Çağın, acımasız, ağır baskıları altında ezilen, bunalan, sosyal, siyasi, ahlaki, ekonomik düzeni altüst olan, adaletin, hakkın ve hukukun alabora olduğu, şeref ve haysiyetlerin pazara döküldüğü, güvenin yitirildiği bir dünyada;kalbini, kafasını ve ruhunu çeşitli hastalıkların ve huzursuzluğun işgal ettiği çağımız insanı; imanın, ibadetin, zikrin terapisine / tedavisine ne kadar muhtaç…
Yaratıcı (cc), akıllı kullarını muhatap alıyor.Sağlıklı akla sahip olan kullarını…
Kur’an, akıllı insanlar için en güvenilir rehber, Peygamber (sav) de, aklını kullananlar için en güzel örnektir.
İnsanların, akıllarını korumalarını ve kullanmalarını istiyor Rabbimiz. Akıllıca, düşünerek iman etmelerini, ibadet ve itaat etmelerini istiyor. Bütün işlerini akıllıca yapmalarını istiyor.

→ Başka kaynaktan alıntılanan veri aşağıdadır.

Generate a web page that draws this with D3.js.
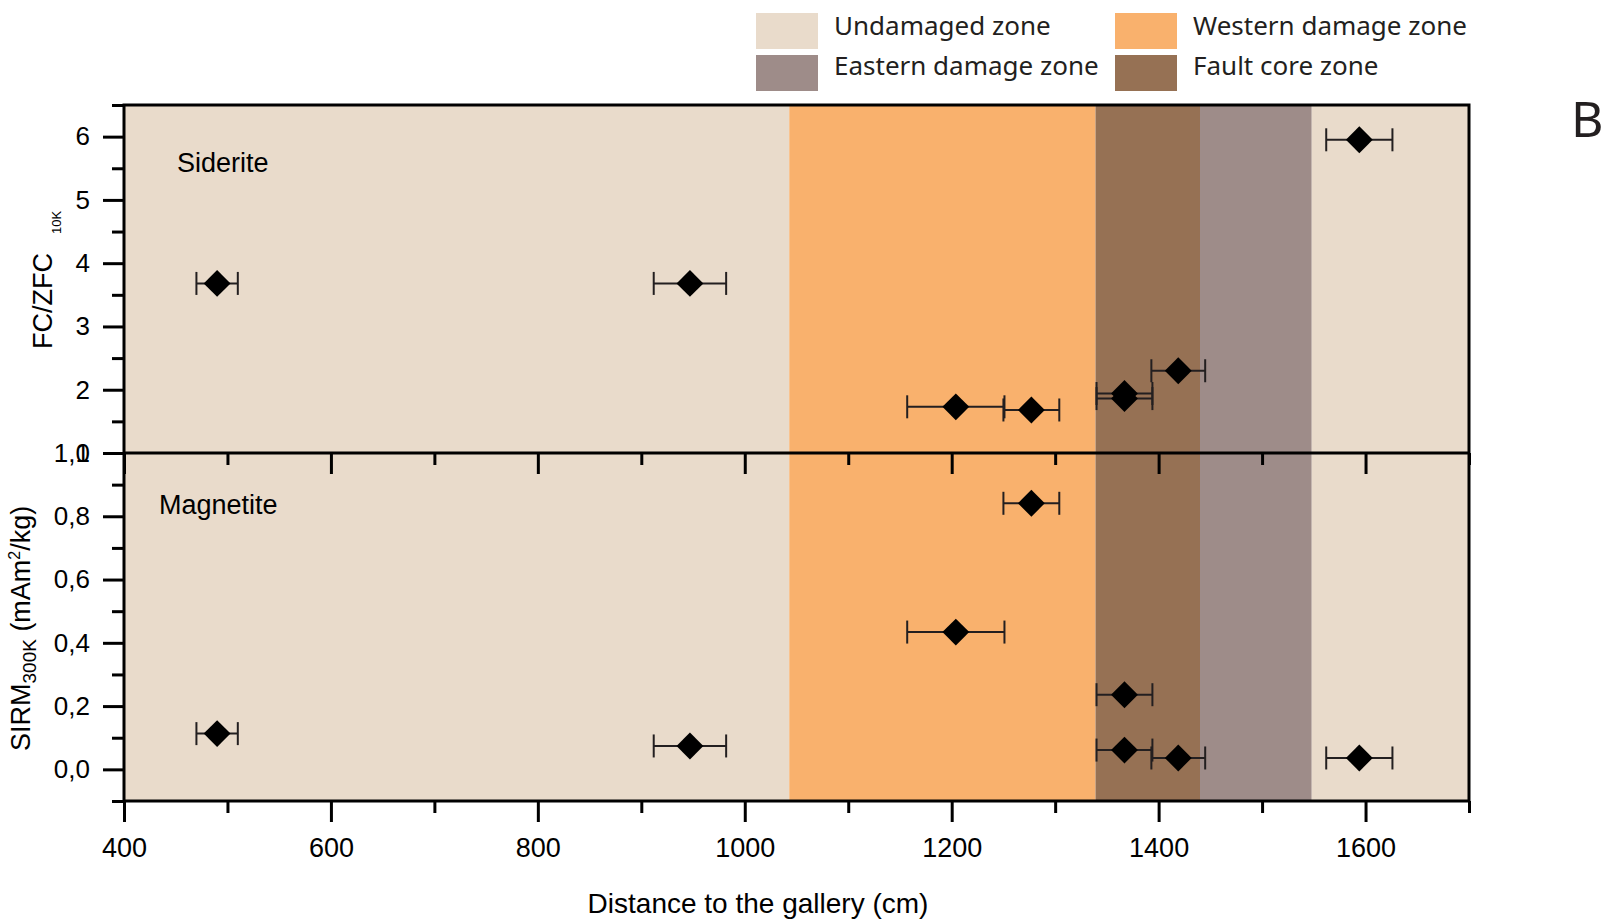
<!DOCTYPE html>
<html>
<head>
<meta charset="utf-8">
<script src="https://cdn.jsdelivr.net/npm/d3@7"></script>
<style>
  body { margin: 0; background: #fff; }
  svg text { font-family: "Liberation Sans", Arial, sans-serif; }
</style>
</head>
<body>
<div id="graph"></div>
<script>
const width = 1610;
const height = 919;

// zones along the gallery (cm)
const zoneNames = ['Undamaged zone', 'Western damage zone', 'Fault core zone', 'Eastern damage zone', 'Undamaged zone'];
const zoneStart = [400, 1043, 1339, 1440, 1548];
const zoneEnd = [1043, 1339, 1440, 1548, 1700];
const zoneColors = {
  'Undamaged zone': '#e9dbcb',
  'Western damage zone': '#f9b16d',
  'Fault core zone': '#967154',
  'Eastern damage zone': '#9e8c89'
};
const legendOrder = ['Undamaged zone', 'Eastern damage zone', 'Western damage zone', 'Fault core zone'];

// samples
const distance = [490, 947, 1204, 1277, 1367, 1367, 1419, 1594];
const distErr = [20, 35, 47, 27, 27, 27, 26, 32];
const sideriteFC = [3.68, 3.68, 1.73, 1.68, 1.94, 1.86, 2.30, 5.95];
const magnetiteSIRM = [0.113, 0.074, 0.434, 0.841, 0.236, 0.061, 0.036, 0.036];

const xMajor = [400, 600, 800, 1000, 1200, 1400, 1600];
const xMinor = [500, 700, 900, 1100, 1300, 1500, 1700];
const topMajor = [1, 2, 3, 4, 5, 6];
const topMinor = [1.5, 2.5, 3.5, 4.5, 5.5, 6.5];
const botMajor = [0, 0.2, 0.4, 0.6, 0.8, 1.0];
const botMinor = [-0.1, 0.1, 0.3, 0.5, 0.7, 0.9];

const svg = d3.select('#graph')
  .append('svg')
  .attr('width', width)
  .attr('height', height);

const x = d3.scaleLinear().domain([400, 1700]).range([124, 1469]);
const yTop = d3.scaleLinear().domain([1, 6.5]).range([453, 105]);
const yBot = d3.scaleLinear().domain([-0.1, 1.0]).range([801, 453]);

// zone backgrounds
svg.append('g').selectAll('rect')
  .data(zoneNames)
  .enter().append('rect')
  .attr('x', (d, i) => x(zoneStart[i]))
  .attr('width', (d, i) => x(zoneEnd[i]) - x(zoneStart[i]))
  .attr('y', yTop(6.5))
  .attr('height', yBot(-0.1) - yTop(6.5))
  .attr('fill', d => zoneColors[d]);

function styleAxis(g, labelSize) {
  g.select('.domain').remove();
  g.selectAll('line').attr('stroke', '#000').attr('stroke-width', 3);
  g.selectAll('text').attr('fill', '#000').style('font-size', labelSize + 'px');
}

const comma = d => d3.format('.1f')(d).replace('.', ',');

// x axes (bottom and middle divider)
for (const yPos of [801, 453]) {
  svg.append('g')
    .attr('transform', `translate(0,${yPos})`)
    .call(d3.axisBottom(x).tickValues(xMinor).tickSize(12).tickFormat(''))
    .call(g => styleAxis(g, 26));
  svg.append('g')
    .attr('transform', `translate(0,${yPos})`)
    .call(d3.axisBottom(x).tickValues(xMajor).tickSize(21).tickPadding(16)
      .tickFormat(yPos === 801 ? d3.format('d') : ''))
    .call(g => styleAxis(g, 27));
}

// y axes
svg.append('g').attr('transform', 'translate(124,0)')
  .call(d3.axisLeft(yTop).tickValues(topMinor).tickSize(12).tickFormat(''))
  .call(g => styleAxis(g, 26));
svg.append('g').attr('transform', 'translate(124,0)')
  .call(d3.axisLeft(yTop).tickValues(topMajor).tickSize(21).tickPadding(13).tickFormat(d3.format('d')))
  .call(g => styleAxis(g, 26));
svg.append('g').attr('transform', 'translate(124,0)')
  .call(d3.axisLeft(yBot).tickValues(botMinor).tickSize(12).tickFormat(''))
  .call(g => styleAxis(g, 26));
svg.append('g').attr('transform', 'translate(124,0)')
  .call(d3.axisLeft(yBot).tickValues(botMajor).tickSize(21).tickPadding(13).tickFormat(comma))
  .call(g => styleAxis(g, 26));

// frame
svg.append('rect')
  .attr('x', x(400)).attr('y', yTop(6.5))
  .attr('width', x(1700) - x(400)).attr('height', yBot(-0.1) - yTop(6.5))
  .attr('fill', 'none').attr('stroke', '#000').attr('stroke-width', 3);
svg.append('line')
  .attr('x1', x(400)).attr('x2', x(1700))
  .attr('y1', yTop(1)).attr('y2', yTop(1))
  .attr('stroke', '#000').attr('stroke-width', 3);

// data points with horizontal error bars
const diamond = d3.symbol(d3.symbolSquare, 361);

function drawSeries(values, yScale) {
  const g = svg.append('g');
  const pts = g.selectAll('g.pt')
    .data(values)
    .enter().append('g')
    .attr('class', 'pt');
  pts.append('line')
    .attr('x1', (d, i) => x(distance[i] - distErr[i]))
    .attr('x2', (d, i) => x(distance[i] + distErr[i]))
    .attr('y1', d => yScale(d)).attr('y2', d => yScale(d))
    .attr('stroke', '#231f20').attr('stroke-width', 2);
  for (const sgn of [-1, 1]) {
    pts.append('line')
      .attr('x1', (d, i) => x(distance[i] + sgn * distErr[i]))
      .attr('x2', (d, i) => x(distance[i] + sgn * distErr[i]))
      .attr('y1', d => yScale(d) - 11.5).attr('y2', d => yScale(d) + 11.5)
      .attr('stroke', '#231f20').attr('stroke-width', 2);
  }
  g.selectAll('path.pt')
    .data(values)
    .enter().append('path')
    .attr('d', diamond)
    .attr('transform', (d, i) => `translate(${x(distance[i])},${yScale(d)}) rotate(45)`)
    .attr('fill', '#000');
}
drawSeries(sideriteFC, yTop);
drawSeries(magnetiteSIRM, yBot);

// panel labels
svg.append('text').attr('x', 177).attr('y', 172)
  .style('font-size', '27px').text('Siderite');
svg.append('text').attr('x', 159).attr('y', 514)
  .style('font-size', '27px').text('Magnetite');

// axis titles
svg.append('text')
  .attr('x', 758).attr('y', 913)
  .attr('text-anchor', 'middle')
  .style('font-size', '28px')
  .text('Distance to the gallery (cm)');

svg.append('text')
  .attr('transform', 'translate(52,349) rotate(-90)')
  .style('font-size', '27px')
  .text('FC/ZFC');
svg.append('text')
  .attr('transform', 'translate(61,234) rotate(-90)')
  .style('font-size', '13px')
  .text('10K');

const sirm = svg.append('text')
  .attr('transform', 'translate(30,751) rotate(-90)')
  .style('font-size', '27px');
sirm.append('tspan').text('SIRM');
sirm.append('tspan').attr('dy', 6).style('font-size', '19px').text('300K');
sirm.append('tspan').attr('dy', -6).text(' (mAm');
sirm.append('tspan').attr('dy', -10).style('font-size', '16px').text('2');
sirm.append('tspan').attr('dy', 10).text('/kg)');

// legend
const legend = svg.append('g').selectAll('g')
  .data(legendOrder)
  .enter().append('g')
  .attr('transform', (d, i) => `translate(${i < 2 ? 756 : 1115},${i % 2 === 0 ? 13 : 55})`);
legend.append('rect')
  .attr('width', 62).attr('height', 36)
  .attr('fill', d => zoneColors[d]);
legend.append('text')
  .attr('x', 78).attr('y', (d, i) => i % 2 === 0 ? 22 : 20)
  .style('font-family', '"Noto Sans", sans-serif')
  .style('font-size', '26px')
  .attr('fill', '#231f20')
  .text(d => d);

svg.append('text')
  .attr('x', 1571).attr('y', 137)
  .style('font-family', '"Noto Sans", sans-serif')
  .style('font-size', '50px')
  .attr('fill', '#231f20')
  .text('B');
</script>
</body>
</html>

İnsana akıldan daha büyük, daha önemli hangi nimet verildi!
Bu nedenle Rabbimiz, kutlu Kitabında sık sık uyarıyor: “Aklınızı kullanmıyor musunuz?” (Bkz. Enbiya, 21/10, 67; Hud, 11/51; Yusuf, 12/109; Mu’minun, 23/80) “Düşünmüyor musunuz?” “İbret almıyor musunuz?” diye.
“Gecenin ve gündüzün değişmesinde, Allah'ın gökten indirmiş olduğu rızıkta (yağmurda) ve ölümünden sonra yeri onunla diriltmesinde, rüzgârları değişik yönlerden estirmesinde, aklını kullanan toplum için dersler vardır.” (Casiye,45/5; Ankebut, 29/35)
Şirk, küfür, isyan ve zulüm, aklı kullanmamanın en bariz örnekleridir.
Ehil kimselere aklı danışmak, onlarla istişare etmek ve öğütlerine kulak vermek elbette güzeldir. Fakat aklını başkasına hibe etmek ve ipoteğe vermek; akıl emanetine riayet etmemek; ne kötü!